Plotting code records
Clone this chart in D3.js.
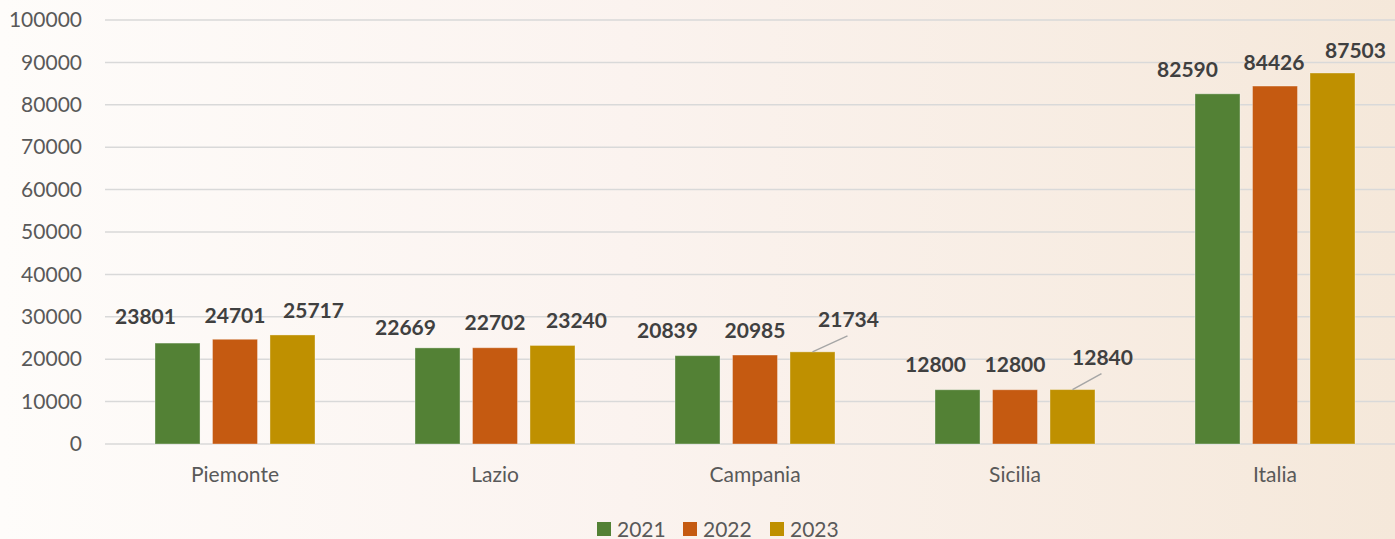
<!DOCTYPE html>
<html>
<head>
<meta charset="utf-8">
<script src="https://cdn.jsdelivr.net/npm/d3@7"></script>
<style>
	html, body { margin: 0; padding: 0; }
	body { width: 1395px; height: 539px; overflow: hidden; }
	text { font-family: Lato, "Open Sans", sans-serif; }
</style>
</head>
<body>
<svg id="chart" width="1395" height="539"></svg>
<script>
	// data
	var regions = ['Piemonte', 'Lazio', 'Campania', 'Sicilia', 'Italia']
	var years = ['2021', '2022', '2023']
	var v2021 = [23801, 22669, 20839, 12800, 82590]
	var v2022 = [24701, 22702, 20985, 12800, 84426]
	var v2023 = [25717, 23240, 21734, 12840, 87503]
	var yTicks = [0, 10000, 20000, 30000, 40000, 50000, 60000, 70000, 80000, 90000, 100000]
	var colors = ['#538135', '#c55a11', '#bf9000']

	// hand-placed label nudges (x from bar centre, y baseline from bar top)
	var labelDx = [[-32, 0, 21], [-32, 0, 24], [-30, 0, 36], [-22, 0, 30], [-30, -1, 23]]
	var labelDy = [[-19, -16, -17], [-13, -18, -17], [-18, -17, -25], [-18, -18, -25], [-17, -16, -15]]
	var leaders = [[2, 2], [3, 2]] // [region, year] with a leader line

	var series = [v2021, v2022, v2023]
	var width = 1395, height = 539

	var svg = d3.select('#chart')

	var grad = svg.append('defs').append('linearGradient')
		.attr('id', 'bg').attr('x1', 0).attr('x2', 1).attr('y1', 0).attr('y2', 0)
	grad.append('stop').attr('offset', 0).attr('stop-color', '#fefcfa')
	grad.append('stop').attr('offset', 0.45).attr('stop-color', '#fbf3ef')
	grad.append('stop').attr('offset', 1).attr('stop-color', '#f5e8da')

	svg.append('rect').attr('width', width).attr('height', height).attr('fill', 'url(#bg)')

	var x = d3.scaleBand().domain(regions).range([105, 1405])
	var xs = d3.scaleBand().domain(years).range([50, 210]).paddingInner(0.217)
	var y = d3.scaleLinear().domain([0, 100000]).range([444, 20])

	// gridlines
	svg.append('g').selectAll('line')
		.data(yTicks)
		.enter().append('line')
		.attr('x1', 105).attr('x2', width)
		.attr('y1', function(d) { return y(d) })
		.attr('y2', function(d) { return y(d) })
		.attr('stroke', '#d9d9d9').attr('stroke-width', 1.5)

	// y axis labels
	var yAxis = svg.append('g')
		.attr('transform', 'translate(82,0)')
		.call(d3.axisLeft(y).tickValues(yTicks).tickSize(0).tickPadding(0).tickFormat(d3.format('d')))
	yAxis.select('.domain').remove()
	yAxis.selectAll('text')
		.attr('fill', '#595959').style('font-size', '21px')

	// x axis labels
	var xAxis = svg.append('g')
		.attr('transform', 'translate(0,467)')
		.call(d3.axisBottom(x).tickSize(0).tickPadding(0))
	xAxis.select('.domain').remove()
	xAxis.selectAll('text')
		.attr('fill', '#595959').style('font-size', '21px')

	var rows = []
	regions.forEach(function(r, i) {
		years.forEach(function(yr, j) {
			rows.push({ region: r, year: yr, i: i, j: j, value: series[j][i] })
		})
	})

	function cx(d) { return x(d.region) + xs(d.year) + xs.bandwidth() / 2 }

	svg.append('g').selectAll('rect')
		.data(rows)
		.enter().append('rect')
		.attr('x', function(d) { return x(d.region) + xs(d.year) })
		.attr('y', function(d) { return y(d.value) })
		.attr('width', xs.bandwidth())
		.attr('height', function(d) { return y(0) - y(d.value) })
		.attr('fill', function(d) { return colors[d.j] })
		.attr('stroke', 'rgba(255,255,255,0.35)').attr('stroke-width', 1)

	// leader lines
	svg.append('g').selectAll('line')
		.data(rows.filter(function(d) {
			return leaders.some(function(l) { return l[0] === d.i && l[1] === d.j })
		}))
		.enter().append('line')
		.attr('x1', function(d) { return cx(d) + labelDx[d.i][d.j] - 1 })
		.attr('y1', function(d) { return y(d.value) + labelDy[d.i][d.j] + 9 })
		.attr('x2', function(d) { return cx(d) })
		.attr('y2', function(d) { return y(d.value) })
		.attr('stroke', '#a6a6a6').attr('stroke-width', 1.5)

	svg.append('g').selectAll('text')
		.data(rows)
		.enter().append('text')
		.attr('x', function(d) { return cx(d) + labelDx[d.i][d.j] })
		.attr('y', function(d) { return y(d.value) + labelDy[d.i][d.j] })
		.attr('text-anchor', 'middle')
		.attr('fill', '#404040')
		.style('font-size', '21px').style('font-weight', 'bold')
		.text(function(d) { return d.value })

	// legend
	var legX = [597, 683, 770]
	var leg = svg.append('g').selectAll('g')
		.data(years)
		.enter().append('g')
		.attr('transform', function(d, i) { return 'translate(' + legX[i] + ',522)' })
	leg.append('rect').attr('width', 14).attr('height', 14)
		.attr('fill', function(d, i) { return colors[i] })
	leg.append('text').attr('x', 20).attr('y', 14.5)
		.attr('fill', '#595959').style('font-size', '21px')
		.text(function(d) { return d })
</script>
</body>
</html>
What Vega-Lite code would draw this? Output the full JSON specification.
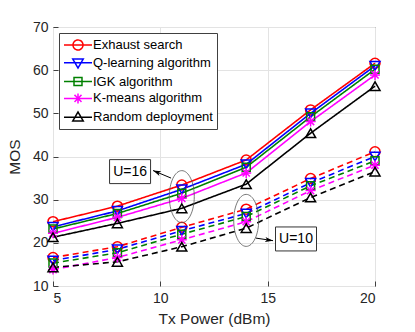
{
  "$schema": "https://vega.github.io/schema/vega-lite/v6.json",
  "width": 322,
  "height": 259,
  "autosize": "none",
  "padding": {"left": 53, "top": 27, "right": 40, "bottom": 46},
  "background": "white",
  "config": {
    "view": {"stroke": "#404040", "strokeWidth": 1},
    "font": "Liberation Sans",
    "axis": {
      "labelFont": "Liberation Sans",
      "labelFontSize": 14,
      "labelColor": "#262626",
      "titleFont": "Liberation Sans",
      "titleFontSize": 15.5,
      "titleFontWeight": "normal",
      "titleColor": "#262626",
      "domain": false,
      "tickSize": -5,
      "tickColor": "#404040",
      "labelPadding": 10,
      "gridColor": "#e3e3e3",
      "gridWidth": 1
    },
    "legend": {
      "labelFont": "Liberation Sans",
      "labelFontSize": 13,
      "labelColor": "#000000"
    }
  },
  "datasets": {
    "mos": [
      {"alg": "Exhaust search", "U": "16", "x": 5, "mos": 24.9},
      {"alg": "Exhaust search", "U": "16", "x": 8, "mos": 28.5},
      {"alg": "Exhaust search", "U": "16", "x": 11, "mos": 33.4},
      {"alg": "Exhaust search", "U": "16", "x": 14, "mos": 39.2},
      {"alg": "Exhaust search", "U": "16", "x": 17, "mos": 50.8},
      {"alg": "Exhaust search", "U": "16", "x": 20, "mos": 61.6},
      {"alg": "Q-learning algorithm", "U": "16", "x": 5, "mos": 23.7},
      {"alg": "Q-learning algorithm", "U": "16", "x": 8, "mos": 27.4},
      {"alg": "Q-learning algorithm", "U": "16", "x": 11, "mos": 32.4},
      {"alg": "Q-learning algorithm", "U": "16", "x": 14, "mos": 38.2},
      {"alg": "Q-learning algorithm", "U": "16", "x": 17, "mos": 50.0},
      {"alg": "Q-learning algorithm", "U": "16", "x": 20, "mos": 61.0},
      {"alg": "IGK algorithm", "U": "16", "x": 5, "mos": 23.2},
      {"alg": "IGK algorithm", "U": "16", "x": 8, "mos": 26.8},
      {"alg": "IGK algorithm", "U": "16", "x": 11, "mos": 31.5},
      {"alg": "IGK algorithm", "U": "16", "x": 14, "mos": 37.5},
      {"alg": "IGK algorithm", "U": "16", "x": 17, "mos": 49.2},
      {"alg": "IGK algorithm", "U": "16", "x": 20, "mos": 60.2},
      {"alg": "K-means algorithm", "U": "16", "x": 5, "mos": 22.2},
      {"alg": "K-means algorithm", "U": "16", "x": 8, "mos": 25.9},
      {"alg": "K-means algorithm", "U": "16", "x": 11, "mos": 30.3},
      {"alg": "K-means algorithm", "U": "16", "x": 14, "mos": 36.2},
      {"alg": "K-means algorithm", "U": "16", "x": 17, "mos": 48.1},
      {"alg": "K-means algorithm", "U": "16", "x": 20, "mos": 58.9},
      {"alg": "Random deployment", "U": "16", "x": 5, "mos": 21.3},
      {"alg": "Random deployment", "U": "16", "x": 8, "mos": 24.5},
      {"alg": "Random deployment", "U": "16", "x": 11, "mos": 28.0},
      {"alg": "Random deployment", "U": "16", "x": 14, "mos": 33.6},
      {"alg": "Random deployment", "U": "16", "x": 17, "mos": 45.4},
      {"alg": "Random deployment", "U": "16", "x": 20, "mos": 56.3},
      {"alg": "Exhaust search", "U": "10", "x": 5, "mos": 16.6},
      {"alg": "Exhaust search", "U": "10", "x": 8, "mos": 19.1},
      {"alg": "Exhaust search", "U": "10", "x": 11, "mos": 23.6},
      {"alg": "Exhaust search", "U": "10", "x": 14, "mos": 27.8},
      {"alg": "Exhaust search", "U": "10", "x": 17, "mos": 34.9},
      {"alg": "Exhaust search", "U": "10", "x": 20, "mos": 41.1},
      {"alg": "Q-learning algorithm", "U": "10", "x": 5, "mos": 15.9},
      {"alg": "Q-learning algorithm", "U": "10", "x": 8, "mos": 18.5},
      {"alg": "Q-learning algorithm", "U": "10", "x": 11, "mos": 22.8},
      {"alg": "Q-learning algorithm", "U": "10", "x": 14, "mos": 26.8},
      {"alg": "Q-learning algorithm", "U": "10", "x": 17, "mos": 33.9},
      {"alg": "Q-learning algorithm", "U": "10", "x": 20, "mos": 40.0},
      {"alg": "IGK algorithm", "U": "10", "x": 5, "mos": 15.3},
      {"alg": "IGK algorithm", "U": "10", "x": 8, "mos": 17.7},
      {"alg": "IGK algorithm", "U": "10", "x": 11, "mos": 22.0},
      {"alg": "IGK algorithm", "U": "10", "x": 14, "mos": 26.1},
      {"alg": "IGK algorithm", "U": "10", "x": 17, "mos": 33.2},
      {"alg": "IGK algorithm", "U": "10", "x": 20, "mos": 39.0},
      {"alg": "K-means algorithm", "U": "10", "x": 5, "mos": 13.8},
      {"alg": "K-means algorithm", "U": "10", "x": 8, "mos": 16.6},
      {"alg": "K-means algorithm", "U": "10", "x": 11, "mos": 20.7},
      {"alg": "K-means algorithm", "U": "10", "x": 14, "mos": 24.9},
      {"alg": "K-means algorithm", "U": "10", "x": 17, "mos": 32.1},
      {"alg": "K-means algorithm", "U": "10", "x": 20, "mos": 38.0},
      {"alg": "Random deployment", "U": "10", "x": 5, "mos": 14.3},
      {"alg": "Random deployment", "U": "10", "x": 8, "mos": 15.6},
      {"alg": "Random deployment", "U": "10", "x": 11, "mos": 19.1},
      {"alg": "Random deployment", "U": "10", "x": 14, "mos": 23.4},
      {"alg": "Random deployment", "U": "10", "x": 17, "mos": 30.5},
      {"alg": "Random deployment", "U": "10", "x": 20, "mos": 36.5}
    ],
    "ann": [
      {"label": "U=16", "bx": 8.59, "by": 36.5, "ex": 11, "ey": 30.7, "ax1": 10.5, "ay1": 35.0, "ax2": 9.66, "ay2": 36.75},
      {"label": "U=10", "bx": 16.32, "by": 20.9, "ex": 14, "ey": 25.2, "ax1": 14.45, "ay1": 21.1, "ax2": 15.25, "ay2": 20.5}
    ]
  },
  "layer": [
    {
      "data": {"name": "mos"},
      "mark": {"type": "line", "strokeWidth": 1.6},
      "encoding": {
        "x": {"field": "x", "type": "quantitative", "title": "Tx Power (dBm)",
              "scale": {"domain": [5, 20], "nice": false},
              "axis": {"values": [5, 10, 15, 20], "titlePadding": 6}},
        "y": {"field": "mos", "type": "quantitative", "title": "MOS",
              "scale": {"domain": [10, 70], "nice": false},
              "axis": {"values": [10, 20, 30, 40, 50, 60, 70], "titlePadding": 10}},
        "color": {"field": "alg", "type": "nominal",
          "scale": {"domain": ["Exhaust search", "Q-learning algorithm", "IGK algorithm", "K-means algorithm", "Random deployment"],
                    "range": ["#ff0000", "#0000ff", "#008000", "#ff00ff", "#000000"]},
          "legend": {
            "title": null,
            "orient": "top-left",
            "offset": 6,
            "fillColor": "white",
            "strokeColor": "#404040",
            "padding": 4,
            "rowPadding": 1.8,
            "symbolSize": 196,
            "symbolStrokeWidth": 1.5,
            "labelOffset": 14,
            "encoding": {
              "symbols": {
                "shape": {"value": {"expr": "datum.value === 'Exhaust search' ? 'M -1 0 H 3 M 1.714 0 A 0.714 0.714 0 1 1 0.286 0 A 0.714 0.714 0 1 1 1.714 0' : datum.value === 'Q-learning algorithm' ? 'M -1 0 H 3 M 1 0.75 L 0.25 -0.55 L 1.75 -0.55 Z' : datum.value === 'IGK algorithm' ? 'M -1 0 H 3 M 0.43 -0.57 H 1.57 V 0.57 H 0.43 Z' : datum.value === 'K-means algorithm' ? 'M -1 0 H 3 M 1 -0.714 V 0.714 M 0.5 -0.5 L 1.5 0.5 M 0.5 0.5 L 1.5 -0.5' : 'M -1 0 H 3 M 1 -0.75 L 0.25 0.55 L 1.75 0.55 Z'"}},
                "fill": {"value": "transparent"},
                "strokeWidth": {"value": 1.5},
                "strokeDash": {"value": [1, 0]},
                "opacity": {"value": 1}
              }
            }
          }},
        "strokeDash": {"field": "U", "type": "nominal",
          "scale": {"domain": ["16", "10"], "range": [[1, 0], [6, 4]]},
          "legend": null}
      }
    },
    {
      "data": {"name": "mos"},
      "transform": [{"filter": "datum.alg === 'Exhaust search'"}],
      "mark": {"type": "point", "shape": "circle", "filled": false, "stroke": "#ff0000", "strokeWidth": 1.5, "size": 100, "opacity": 1},
      "encoding": {
        "x": {"field": "x", "type": "quantitative"},
        "y": {"field": "mos", "type": "quantitative"}
      }
    },
    {
      "data": {"name": "mos"},
      "transform": [{"filter": "datum.alg === 'Q-learning algorithm'"}],
      "mark": {"type": "point", "shape": "triangle-down", "filled": false, "stroke": "#0000ff", "strokeWidth": 1.5, "size": 100, "opacity": 1},
      "encoding": {
        "x": {"field": "x", "type": "quantitative"},
        "y": {"field": "mos", "type": "quantitative"}
      }
    },
    {
      "data": {"name": "mos"},
      "transform": [{"filter": "datum.alg === 'IGK algorithm'"}],
      "mark": {"type": "point", "shape": "M -0.8 -0.8 H 0.8 V 0.8 H -0.8 Z", "filled": false, "stroke": "#008000", "strokeWidth": 1.5, "size": 100, "opacity": 1},
      "encoding": {
        "x": {"field": "x", "type": "quantitative"},
        "y": {"field": "mos", "type": "quantitative"}
      }
    },
    {
      "data": {"name": "mos"},
      "transform": [{"filter": "datum.alg === 'K-means algorithm'"}],
      "mark": {"type": "point", "shape": "M -1 0 H 1 M 0 -1 V 1 M -0.72 -0.72 L 0.72 0.72 M -0.72 0.72 L 0.72 -0.72", "filled": false, "stroke": "#ff00ff", "strokeWidth": 1.5, "size": 100, "opacity": 1},
      "encoding": {
        "x": {"field": "x", "type": "quantitative"},
        "y": {"field": "mos", "type": "quantitative"}
      }
    },
    {
      "data": {"name": "mos"},
      "transform": [{"filter": "datum.alg === 'Random deployment'"}],
      "mark": {"type": "point", "shape": "triangle-up", "filled": false, "stroke": "#000000", "strokeWidth": 1.5, "size": 100, "opacity": 1},
      "encoding": {
        "x": {"field": "x", "type": "quantitative"},
        "y": {"field": "mos", "type": "quantitative"}
      }
    },
    {
      "data": {"name": "ann"},
      "mark": {"type": "point", "shape": "M 0 -1 A 0.48 1 0 1 1 0 1 A 0.48 1 0 1 1 0 -1", "size": 2704, "filled": false, "stroke": "#555555", "strokeWidth": 0.8, "opacity": 1},
      "encoding": {
        "x": {"field": "ex", "type": "quantitative"},
        "y": {"field": "ey", "type": "quantitative"}
      }
    },
    {
      "data": {"name": "ann"},
      "mark": {"type": "rule", "stroke": "#000000", "strokeWidth": 1},
      "encoding": {
        "x": {"field": "ax1", "type": "quantitative"},
        "y": {"field": "ay1", "type": "quantitative"},
        "x2": {"field": "ax2"},
        "y2": {"field": "ay2"}
      }
    },
    {
      "data": {"name": "ann"},
      "transform": [{"filter": "datum.label === 'U=16'"}],
      "mark": {"type": "point", "shape": "M 0 0 L 0.5 1.6 L 0 1.2 L -0.5 1.6 Z", "size": 100, "filled": true, "fill": "#000000", "stroke": null, "opacity": 1, "angle": 292.6},
      "encoding": {
        "x": {"field": "ax2", "type": "quantitative"},
        "y": {"field": "ay2", "type": "quantitative"}
      }
    },
    {
      "data": {"name": "ann"},
      "transform": [{"filter": "datum.label === 'U=10'"}],
      "mark": {"type": "point", "shape": "M 0 0 L 0.5 1.6 L 0 1.2 L -0.5 1.6 Z", "size": 100, "filled": true, "fill": "#000000", "stroke": null, "opacity": 1, "angle": 98.4},
      "encoding": {
        "x": {"field": "ax2", "type": "quantitative"},
        "y": {"field": "ay2", "type": "quantitative"}
      }
    },
    {
      "data": {"name": "ann"},
      "mark": {"type": "point", "shape": "M -1 -0.585 H 1 V 0.585 H -1 Z", "size": 1681, "filled": true, "fill": "white", "stroke": "#333333", "strokeWidth": 1, "opacity": 1},
      "encoding": {
        "x": {"field": "bx", "type": "quantitative"},
        "y": {"field": "by", "type": "quantitative"}
      }
    },
    {
      "data": {"name": "ann"},
      "mark": {"type": "text", "font": "Liberation Sans", "fontSize": 14, "color": "#000000", "align": "center", "baseline": "middle"},
      "encoding": {
        "x": {"field": "bx", "type": "quantitative"},
        "y": {"field": "by", "type": "quantitative"},
        "text": {"field": "label"}
      }
    }
  ]
}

#### Problem requirements:
Return, please, the exact lines from the beginning of the entries above through the line containing "var svg = d3.select('#chart')", both included; pictures are left out.

#### Output for this task:
Clone this chart in D3.js.
<!DOCTYPE html>
<html>
<head>
<meta charset="utf-8">
<script src="https://cdn.jsdelivr.net/npm/d3@7"></script>
<style>
	html, body { margin: 0; padding: 0; }
	body { width: 1395px; height: 539px; overflow: hidden; }
	text { font-family: Lato, "Open Sans", sans-serif; }
</style>
</head>
<body>
<svg id="chart" width="1395" height="539"></svg>
<script>
	// data
	var regions = ['Piemonte', 'Lazio', 'Campania', 'Sicilia', 'Italia']
	var years = ['2021', '2022', '2023']
	var v2021 = [23801, 22669, 20839, 12800, 82590]
	var v2022 = [24701, 22702, 20985, 12800, 84426]
	var v2023 = [25717, 23240, 21734, 12840, 87503]
	var yTicks = [0, 10000, 20000, 30000, 40000, 50000, 60000, 70000, 80000, 90000, 100000]
	var colors = ['#538135', '#c55a11', '#bf9000']

	// hand-placed label nudges (x from bar centre, y baseline from bar top)
	var labelDx = [[-32, 0, 21], [-32, 0, 24], [-30, 0, 36], [-22, 0, 30], [-30, -1, 23]]
	var labelDy = [[-19, -16, -17], [-13, -18, -17], [-18, -17, -25], [-18, -18, -25], [-17, -16, -15]]
	var leaders = [[2, 2], [3, 2]] // [region, year] with a leader line

	var series = [v2021, v2022, v2023]
	var width = 1395, height = 539

	var svg = d3.select('#chart')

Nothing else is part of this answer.